Mainly I wanted to establish some rhetorical distance between “possible optimization available” and “grammar bug”.
In the absence of attention paid to efficiency in parsing, you get C++. No one wants that. But I’m sure that switching Zig to s-expressions would make parsing faster, and almost no one wants that either.
6 Likes
Y’know, it doesn’t actually have to:
.int_period => {
switch (self.buffer[self.index + 1]) {
'_', 'a'...'d', 'f'...'o', 'q'...'z', 'A'...'D', 'F'...'O', 'Q'...'Z', '0'...'9' => {
self.index += 2;
continue :state .float;
},
'e', 'E', 'p', 'P' => {
self.index += 1;
continue :state .float_exponent;
},
else => {},
}
},
I don’t actually know if this is better, but it might be worth benchmarking, maybe? The effect is going to be very small if there is one.
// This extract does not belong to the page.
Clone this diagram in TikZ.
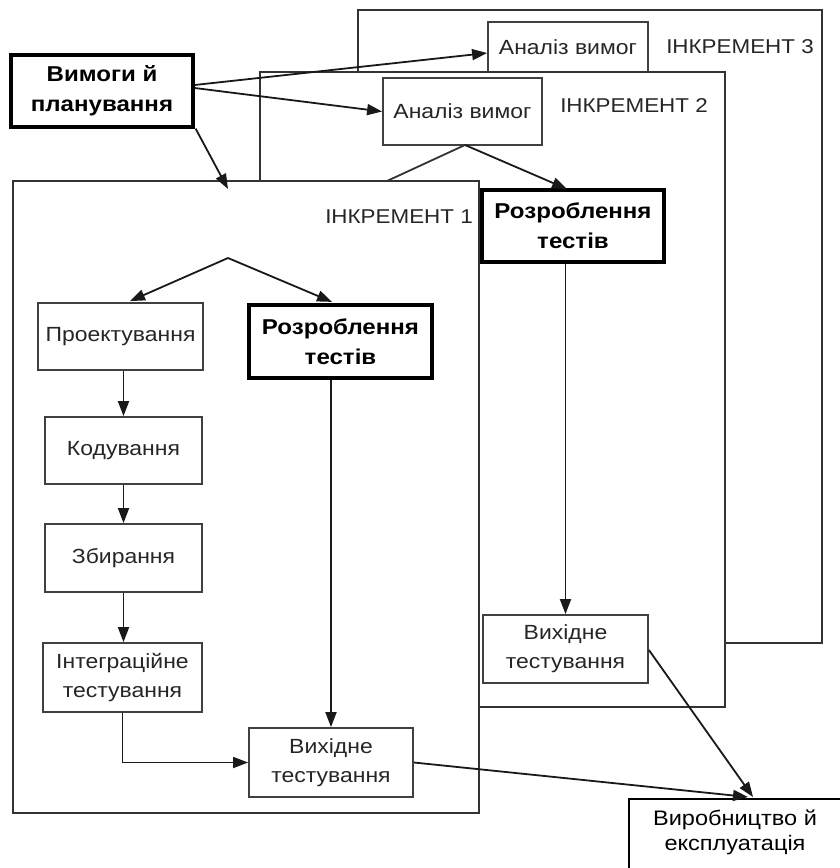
\documentclass[tikz,border=0pt]{standalone}
\usepackage{fontspec}
\setmainfont[FakeStretch=1.12]{Liberation Sans}
\usetikzlibrary{arrows.meta,calc}
\begin{document}
\begin{tikzpicture}[x=1pt,y=-1pt,
  frame/.style={draw=black!80,line width=2pt,fill=white},
  thinbox/.style={draw=black!75,line width=1.8pt,fill=white,inner sep=0pt,align=center,
     text=black!85,font=\fontsize{20.5}{29}\selectfont},
  thickbox/.style={draw=black,line width=3.2pt,fill=white,inner sep=0pt,align=center,
     font=\fontsize{21.5}{30}\selectfont\bfseries},
  inclabel/.style={text=black!85,font=\fontsize{20}{25}\selectfont,inner sep=0pt},
  arr/.style={draw=black!90,line width=1.8pt,-{Triangle[length=15pt,width=11pt]}},
  ln/.style={draw=black!80,line width=1.8pt}]
\useasboundingbox (0,0) rectangle (840,868);
% Increment 3
\draw[frame] (358,10) rectangle (822,643);
\node[inclabel] (l3) at (740,47) {ІНКРЕМЕНТ 3};
\node[thinbox,minimum width=160pt,minimum height=50pt] (a3) at (568,47) {Аналіз вимог};
% Increment 2
\draw[frame] (260,72) rectangle (725,707);
\node[inclabel] (l2) at (634,106) {ІНКРЕМЕНТ 2};
\node[thinbox,minimum width=159pt,minimum height=67pt] (a2) at (462.5,111.5) {Аналіз вимог};
\node[thickbox,minimum width=182pt,minimum height=72pt] (t2) at (573,226) {Розроблення\\тестів};
\node[thinbox,minimum width=165pt,minimum height=68pt] (v2) at (565.5,649) {Вихідне\\тестування};
\coordinate (s2) at (465,145);
\coordinate (s2l) at (387,181);
\draw[ln] (s2) -- (s2l);
\draw[arr] (s2) -- (567,189);
\draw[arr] (v2.north |- t2.south) -- (v2.north);
% Increment 1
\draw[frame] (13,181) rectangle (479,813);
\node[inclabel] (l1) at (399,217) {ІНКРЕМЕНТ 1};
\node[thinbox,minimum width=165pt,minimum height=67pt] (proj) at (120.5,336.5) {Проектування};
\node[thickbox,minimum width=183pt,minimum height=73pt] (t1) at (340.5,341.5) {Розроблення\\тестів};
\node[thinbox,minimum width=157pt,minimum height=67pt] (kod) at (123.5,450.5) {Кодування};
\node[thinbox,minimum width=157pt,minimum height=68pt] (zb) at (123.5,558) {Збирання};
\node[thinbox,minimum width=159pt,minimum height=69pt] (int) at (122.5,677.5) {Інтеграційне\\тестування};
\node[thinbox,minimum width=164pt,minimum height=69pt] (v1) at (331,762.5) {Вихідне\\тестування};
\coordinate (apex) at (228,258);
\draw[arr] (apex) -- ($(proj.north)+(9.5,-1)$);
\draw[arr] (apex) -- ($(t1.north)+(-8.5,-1.5)$);
\draw[arr] (kod.north |- proj.south) -- (kod.north);
\draw[arr] (kod.south) -- (zb.north);
\draw[arr] (zb.south) -- (int.north -| zb.south);
\draw[arr] (v1.north |- t1.south) -- (v1.north);
\draw[arr] (int.south) -- (int.south |- v1.west) -- (v1.west);
% Production
\node[draw=black,line width=2.4pt,fill=white,minimum width=230pt,minimum height=90pt,anchor=north west,inner sep=0pt] (prod) at (628,798) {};
\node[align=center,font=\fontsize{21}{25}\selectfont,inner sep=0pt,anchor=north] (prodt) at (735,810) {Виробництво й\\експлуатація};
\draw[arr] (v1.east) -- (748,797);
\draw[arr] ($(v2.east)+(0,1)$) -- (753,797);
% Requirements
\node[thickbox,minimum width=182pt,minimum height=72pt] (req) at (102,91) {Вимоги й\\планування};
\draw[arr] ($(req.east)+(0,-6)$) -- ($(a3.west)+(0,6)$);
\draw[arr] ($(req.east)+(0,-3)$) -- (a2.west);
\draw[arr] ($(req.south east)+(1,0)$) -- (228,189);
\end{tikzpicture}
\end{document}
In fact I’d want to check first just to see if optimized versions generate different machine code at all.
1 Like
Here it is as a patch against Zig master, if anyone is interested in playing around with it.
I don’t have the time to build zig today and run the tests so apologies if it’s simply broken in some way I can’t perceive.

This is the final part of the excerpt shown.